In short: are students put under huge amounts of pressure to get a summer internship? Yes, absolutely! If you have managed to obtain yourself a role, you should be incredibly proud of yourself and the reference on your CV will stand out. But, for those who like myself are instead looking forward to a summer of holidays, festivals and relaxation – don’t fret, mental relaxation is essential. After all, getting your degree and staying sane should be given priority over a stellar CV and sleep depravity.

Comments (1)

  • As someone who did 2 summer internships (between years 2 and 3) at the same company and then went into a completely different industry after graduating, I think the key thing is balance here.

    Money was also probably a factor in choosing to return for another internship at my old firm. 3 months is a long time to be without work and given that most internships are only between 6 and 12 weeks (not to mention any pro rated holiday entitlements) many of us could do with the cash to keep us afloat rather than stretch a student loan to last from April to September or have parental support. Equally there are many of us who work locally when at home and the skills gained from those are also beneficial.

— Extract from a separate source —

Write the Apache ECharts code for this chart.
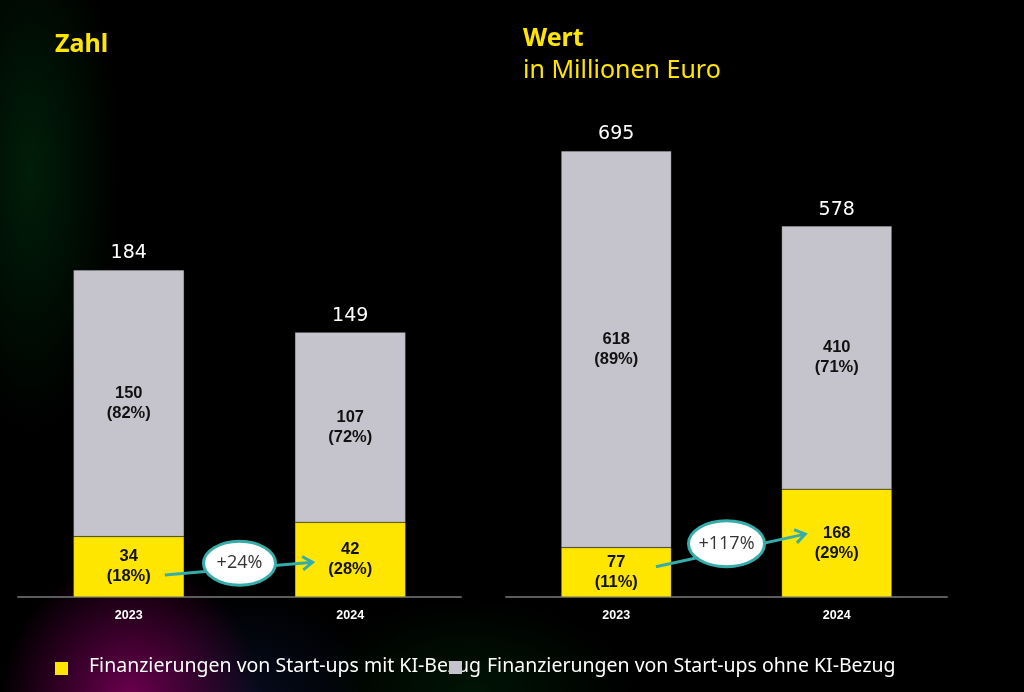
<!DOCTYPE html>
<html><head><meta charset="utf-8">
<script src="https://cdn.jsdelivr.net/npm/echarts@6/dist/echarts.min.js"></script>
<style>
html,body{margin:0;padding:0;width:1024px;height:692px;overflow:hidden;
background:
 radial-gradient(ellipse 130px 140px at 130px 700px, rgba(115,0,85,0.95), rgba(115,0,85,0) 100%),
 radial-gradient(ellipse 120px 110px at 250px 700px, rgba(10,20,50,0.6), rgba(10,20,50,0) 100%),
 radial-gradient(ellipse 90px 260px at 30px 170px, rgba(0,55,15,0.55), rgba(0,55,15,0) 100%),
 radial-gradient(ellipse 160px 90px at 470px 690px, rgba(0,45,10,0.45), rgba(0,45,10,0) 100%),
 #000;}
#c{width:1024px;height:692px;}
</style></head>
<body><div id="c"></div>
<script>
// ---- data ----
const years = ['2023', '2024'];
const countWithAI = [34, 42];
const countWithoutAI = [150, 107];
const countWithAIPct = ['18%', '28%'];
const countWithoutAIPct = ['82%', '72%'];
const countTotal = [184, 149];
const valueWithAI = [77, 168];
const valueWithoutAI = [618, 410];
const valueWithAIPct = ['11%', '29%'];
const valueWithoutAIPct = ['89%', '71%'];
const valueTotal = [695, 578];
const growthLabels = ['+24%', '+117%'];
const titles = ['Zahl', 'Wert', 'in Millionen Euro'];
const legendNames = ['Finanzierungen von Start-ups mit KI-Bezug', 'Finanzierungen von Start-ups ohne KI-Bezug'];

const YELLOW = '#FFE600', GRAY = '#C5C4CC', TEAL = '#35ADA9';
const chart = echarts.init(document.getElementById('c'));

function inner(vals, pcts) {
  return {
    show: true, position: 'inside', color: '#111', fontFamily: 'Liberation Sans',
    fontWeight: 'bold', fontSize: 16.5, lineHeight: 20,
    formatter: p => vals[p.dataIndex] + '\n(' + pcts[p.dataIndex] + ')'
  };
}
function xAx(grid) {
  return { type: 'category', gridIndex: grid, data: years,
    axisLine: { lineStyle: { color: '#5c5c5c', width: 2 } }, axisTick: { show: false },
    axisLabel: { color: '#fff', fontWeight: 'bold', fontSize: 12.5, fontFamily: 'Liberation Sans', margin: 12 } };
}
function yAx(grid, max) {
  return { type: 'value', gridIndex: grid, min: 0, max: max, show: false, splitLine: { show: false } };
}
function barSeries(name, data, xi, color, label, stack) {
  return { name, type: 'bar', stack, xAxisIndex: xi, yAxisIndex: xi, data,
    barWidth: '50%', itemStyle: { color, borderColor: 'rgba(60,60,60,0.5)', borderWidth: 0.5 }, label };
}
function totalLabel(totals) {
  return { show: true, position: 'top', distance: 7, color: '#fff', fontSize: 19,
    fontFamily: 'DejaVu Sans', formatter: p => String(totals[p.dataIndex]) };
}

chart.setOption({
  backgroundColor: 'transparent',
  animation: false,
  grid: [
    { left: 18, width: 443, top: 241.6, bottom: 95 },
    { left: 506, width: 441, top: 83.6, bottom: 95 }
  ],
  xAxis: [xAx(0), xAx(1)],
  yAxis: [yAx(0, 200), yAx(1, 800)],
  series: [
    barSeries(legendNames[0], countWithAI, 0, YELLOW, inner(countWithAI, countWithAIPct), 'a'),
    barSeries(legendNames[1], countWithoutAI, 0, GRAY, inner(countWithoutAI, countWithoutAIPct), 'a'),
    barSeries(legendNames[0] + ' ', valueWithAI, 1, YELLOW, inner(valueWithAI, valueWithAIPct), 'b'),
    barSeries(legendNames[1] + ' ', valueWithoutAI, 1, GRAY, inner(valueWithoutAI, valueWithoutAIPct), 'b'),
    { type: 'bar', stack: 'a', xAxisIndex: 0, yAxisIndex: 0, data: [0, 0], barWidth: '50%', itemStyle: { color: 'transparent' }, label: totalLabel(countTotal), silent: true },
    { type: 'bar', stack: 'b', xAxisIndex: 1, yAxisIndex: 1, data: [0, 0], barWidth: '50%', itemStyle: { color: 'transparent' }, label: totalLabel(valueTotal), silent: true }
  ]
});

function px(gi, cat, val) { return chart.convertToPixel({ xAxisIndex: gi, yAxisIndex: gi }, [cat, val]); }
function arrowGroup(gi, tStart, vStart, tEnd, vEnd, vMid, text, rx, ry) {
  const x0 = px(gi, 0, 0)[0], x1 = px(gi, 1, 0)[0];
  const sx = x0 + tStart * (x1 - x0), ex = x0 + tEnd * (x1 - x0);
  const sy = px(gi, 0, vStart)[1], ey = px(gi, 1, vEnd)[1];
  const cx = (x0 + x1) / 2, cy = px(gi, 0, vMid)[1];
  const ang = Math.atan2(ey - sy, ex - sx);
  const h = 12, w = 0.6;
  const p1 = [ex - h * Math.cos(ang - w), ey - h * Math.sin(ang - w)];
  const p2 = [ex - h * Math.cos(ang + w), ey - h * Math.sin(ang + w)];
  return [
    { type: 'line', shape: { x1: sx, y1: sy, x2: ex, y2: ey }, style: { stroke: TEAL, lineWidth: 3 }, z: 10 },
    { type: 'polyline', shape: { points: [p1, [ex, ey], p2] }, style: { stroke: TEAL, lineWidth: 3, fill: null }, z: 10 },
    { type: 'ellipse', shape: { cx, cy, rx, ry }, style: { fill: '#fff', stroke: TEAL, lineWidth: 3 }, z: 11 },
    { type: 'text', x: cx, y: cy, style: { text, fill: '#333', font: '18px "Open Sans", sans-serif', align: 'center', verticalAlign: 'middle' }, z: 12 }
  ];
}
const g = [].concat(
  arrowGroup(0, 0.163, 12.4, 0.83, 19.5, 19, growthLabels[0], 36, 22),
  arrowGroup(1, 0.18, 47, 0.857, 98, 83, growthLabels[1], 38, 23),
  [
    { type: 'text', left: 55, top: 32, style: { text: titles[0], fill: YELLOW, font: 'bold 25px "Noto Sans", sans-serif' } },
    { type: 'text', left: 523, top: 26, style: { text: titles[1], fill: YELLOW, font: 'bold 25px "Noto Sans", sans-serif' } },
    { type: 'text', left: 523, top: 58, style: { text: titles[2], fill: YELLOW, font: '25px "Noto Sans", sans-serif' } },
    { type: 'rect', shape: { x: 55, y: 662, width: 13, height: 13 }, style: { fill: YELLOW } },
    { type: 'text', left: 89, top: 656, style: { text: legendNames[0], fill: '#fff', font: '19.5px "Noto Sans", sans-serif' } },
    { type: 'rect', shape: { x: 449, y: 661, width: 13, height: 13 }, style: { fill: GRAY }, z: 0 },
    { type: 'text', left: 487, top: 656, style: { text: legendNames[1], fill: '#fff', font: '19.5px "Noto Sans", sans-serif' } }
  ]
);
chart.setOption({ graphic: g });
</script></body></html>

    I suspect that those doing internships that are unpaid and/or suffering from a lack of sleep are a minority, whereas many who do have internships aren’t just there to polish their CVs per se – 3 months (not to mention up to an additional 3/4 weeks depending on exam timings) is a long time to be ‘relaxing’ and not having any income from student loans. For me I still had almost a month to myself and the money earned enabled me to still have weekends out and contribute towards my living costs at term time.

    On balance, I still had the summer in first year to myself (few companies do internships at that point) as well as the summer before I started my job after graduating, so I feel like I achieved the right balance for me. For some, working (be it a job at home or an internship) is not really a choice given that we’re adults now.